GIVEN MATERIAL
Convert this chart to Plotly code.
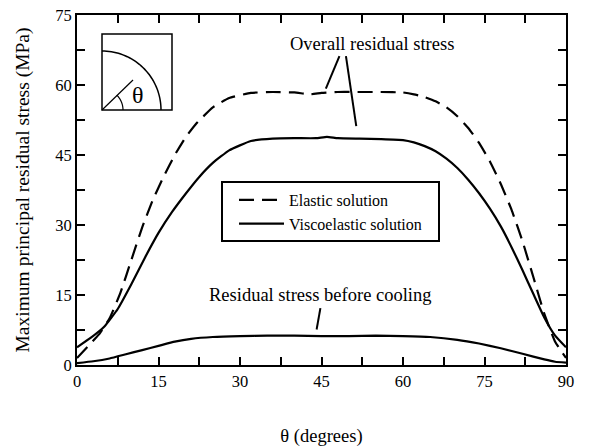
import numpy as np
import plotly.graph_objects as go

# ---------------- data ----------------
theta_elastic = [0, 2, 4, 6, 8, 10, 12, 14, 16, 18, 20, 22, 25, 28, 32, 36, 40, 43, 45,
                 48, 52, 56, 60, 62, 64, 66, 68, 70, 72, 74, 76, 78, 80, 82, 84, 86, 88, 90]
elastic = [1.5, 4.0, 6.5, 10.0, 15.5, 22.5, 29.5, 35.5, 40.5, 45.0, 48.8, 51.8, 55.2, 57.2,
           58.3, 58.5, 58.4, 58.0, 58.3, 58.5, 58.5, 58.5, 58.4, 58.0, 57.4, 56.5, 55.2,
           53.3, 50.8, 47.6, 43.6, 38.8, 33.2, 26.5, 18.8, 11.0, 5.0, 1.5]

theta_visco = [0, 2.5, 5, 7.5, 10, 12.5, 15, 17.5, 20, 22.5, 25, 28, 32, 36, 40, 44, 46,
               48, 52, 56, 60, 62, 64, 66, 68, 70, 72, 74, 76, 78, 80, 82, 84, 86, 88, 90]
visco = [3.8, 5.8, 8.2, 12.0, 17.3, 23.0, 28.3, 32.8, 36.7, 40.3, 43.3, 46.0, 48.0, 48.5,
         48.6, 48.6, 48.9, 48.6, 48.5, 48.4, 48.2, 47.7, 46.9, 45.8, 44.2, 42.2, 39.7,
         36.8, 33.5, 29.7, 25.2, 20.3, 15.2, 10.2, 6.3, 3.8]

theta_before = [0, 3, 6, 9, 12, 15, 18, 21, 25, 30, 35, 40, 45, 50, 55, 60, 65, 70, 74,
                78, 82, 86, 88, 90]
before = [0.4, 0.8, 1.4, 2.3, 3.2, 4.1, 5.0, 5.6, 6.0, 6.2, 6.3, 6.3, 6.2, 6.2, 6.3, 6.2,
          6.0, 5.4, 4.6, 3.6, 2.4, 1.2, 0.7, 0.5]

series_names = ["Elastic solution", "Viscoelastic solution"]
x_tick_vals = [0, 15, 30, 45, 60, 75, 90]
y_tick_vals = [0, 15, 30, 45, 60, 75]

FONT = "Liberation Serif, Times New Roman, Times, serif"

# ---------------- layout geometry ----------------
W, H = 605, 447
L, R, T, B = 77, 39, 15, 82
PW, PH = W - L - R, H - T - B


def px(xp, yp):
    """pixel -> paper coordinates (for decorations only)"""
    return (xp - L) / PW, (H - B - yp) / PH


LINE = dict(color="black", width=2.2, shape="spline", smoothing=0.4)

fig = go.Figure()
fig.add_trace(go.Scatter(x=theta_elastic, y=elastic, mode="lines", name=series_names[0],
                         line=dict(LINE, dash="15px,8px")))
fig.add_trace(go.Scatter(x=theta_visco, y=visco, mode="lines", name=series_names[1],
                         line=LINE))
fig.add_trace(go.Scatter(x=theta_before, y=before, mode="lines", showlegend=False,
                         line=LINE))

axis_common = dict(showline=True, linecolor="black", linewidth=2, mirror="ticks",
                   ticks="inside", ticklen=8, tickwidth=1.5, tickcolor="black",
                   showgrid=False, zeroline=False,
                   tickfont=dict(family=FONT, size=16.5, color="black"),
                   minor=dict(ticks="inside", ticklen=8, tickwidth=1.5, tickcolor="black",
                              dtick=7.5, showgrid=False))

fig.update_xaxes(range=[0, 90], tickvals=x_tick_vals, **axis_common,
                 title=dict(text="θ (degrees)", font=dict(family=FONT, size=18.5, color="black"),
                            standoff=40))
fig.update_yaxes(range=[0, 75], tickvals=y_tick_vals, **axis_common,
                 title=dict(text="Maximum principal residual stress (MPa)",
                            font=dict(family=FONT, size=19.5, color="black"), standoff=20))

# ---------------- inset (decoration) ----------------
shapes = []
bx0, by0 = px(102, 110)
bx1, by1 = px(172, 34)
shapes.append(dict(type="rect", xref="paper", yref="paper", x0=bx0, y0=by0, x1=bx1, y1=by1,
                   line=dict(color="black", width=1.5)))


def arc_path(cx, cy, r, a0, a1, n=40):
    pts = []
    for a in np.linspace(np.radians(a0), np.radians(a1), n):
        pts.append(px(cx + r * np.cos(a), cy - r * np.sin(a)))
    return "M " + " L ".join(f"{x:.5f},{y:.5f}" for x, y in pts)


shapes.append(dict(type="path", xref="paper", yref="paper", path=arc_path(102, 110, 59, 0, 90),
                   line=dict(color="black", width=1.5)))
shapes.append(dict(type="path", xref="paper", yref="paper", path=arc_path(102, 110, 21, 0, 45),
                   line=dict(color="black", width=1.2)))
lx0, ly0 = px(102, 110)
lx1, ly1 = px(133, 80)
shapes.append(dict(type="line", xref="paper", yref="paper", x0=lx0, y0=ly0, x1=lx1, y1=ly1,
                   line=dict(color="black", width=1.2)))

# legend frame
gx0, gy0 = px(222, 241)
gx1, gy1 = px(439, 182)
shapes.append(dict(type="rect", xref="paper", yref="paper", x0=gx0, y0=gy0, x1=gx1, y1=gy1,
                   line=dict(color="black", width=2), layer="below"))

# pointer lines for the annotations
shapes.append(dict(type="line", xref="x", yref="y", x0=48.3, y0=66.2, x1=45.8, y1=59.2,
                   line=dict(color="black", width=2)))
shapes.append(dict(type="line", xref="x", yref="y", x0=49.5, y0=66.2, x1=51.4, y1=51.2,
                   line=dict(color="black", width=2)))
shapes.append(dict(type="line", xref="x", yref="y", x0=44.8, y0=12.2, x1=44.1, y1=7.6,
                   line=dict(color="black", width=2)))
fig.update_layout(shapes=shapes)

tx, ty = px(138, 95)
annotations = [
    dict(text="θ", xref="paper", yref="paper", x=tx, y=ty, xanchor="center", yanchor="middle",
         showarrow=False, font=dict(family=FONT, size=24, color="black")),
    dict(text="Overall residual stress", xref="x", yref="y", x=54.3, y=68.8, showarrow=False,
         font=dict(family=FONT, size=18.5, color="black")),
    dict(text="Residual stress before cooling", xref="x", yref="y", x=44.7, y=14.9,
         showarrow=False, font=dict(family=FONT, size=18.5, color="black")),
]
fig.update_layout(annotations=annotations)

fig.update_layout(
    width=W, height=H,
    margin=dict(l=L, r=R, t=T, b=B, autoexpand=False),
    paper_bgcolor="white", plot_bgcolor="white",
    showlegend=True,
    legend=dict(x=(234 - L) / PW, y=(H - B - 183) / PH, xanchor="left", yanchor="top",
                borderwidth=0, bgcolor="rgba(0,0,0,0)",
                font=dict(family=FONT, size=16, color="black"),
                itemwidth=45, tracegroupgap=0),
)

fig.write_html("out.html")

WRITTEN REQUEST
Write out exactly the opening lines of the data, stopping after the line that holds "53.3, 50.8, 47.6, 43.6, 38.8, 33.2, 26.5, 18.8, 11.0, 5.0, 1.5]". Exclude pictures.

FINAL RESULT
Convert this chart to Plotly code.
import numpy as np
import plotly.graph_objects as go

# ---------------- data ----------------
theta_elastic = [0, 2, 4, 6, 8, 10, 12, 14, 16, 18, 20, 22, 25, 28, 32, 36, 40, 43, 45,
                 48, 52, 56, 60, 62, 64, 66, 68, 70, 72, 74, 76, 78, 80, 82, 84, 86, 88, 90]
elastic = [1.5, 4.0, 6.5, 10.0, 15.5, 22.5, 29.5, 35.5, 40.5, 45.0, 48.8, 51.8, 55.2, 57.2,
           58.3, 58.5, 58.4, 58.0, 58.3, 58.5, 58.5, 58.5, 58.4, 58.0, 57.4, 56.5, 55.2,
           53.3, 50.8, 47.6, 43.6, 38.8, 33.2, 26.5, 18.8, 11.0, 5.0, 1.5]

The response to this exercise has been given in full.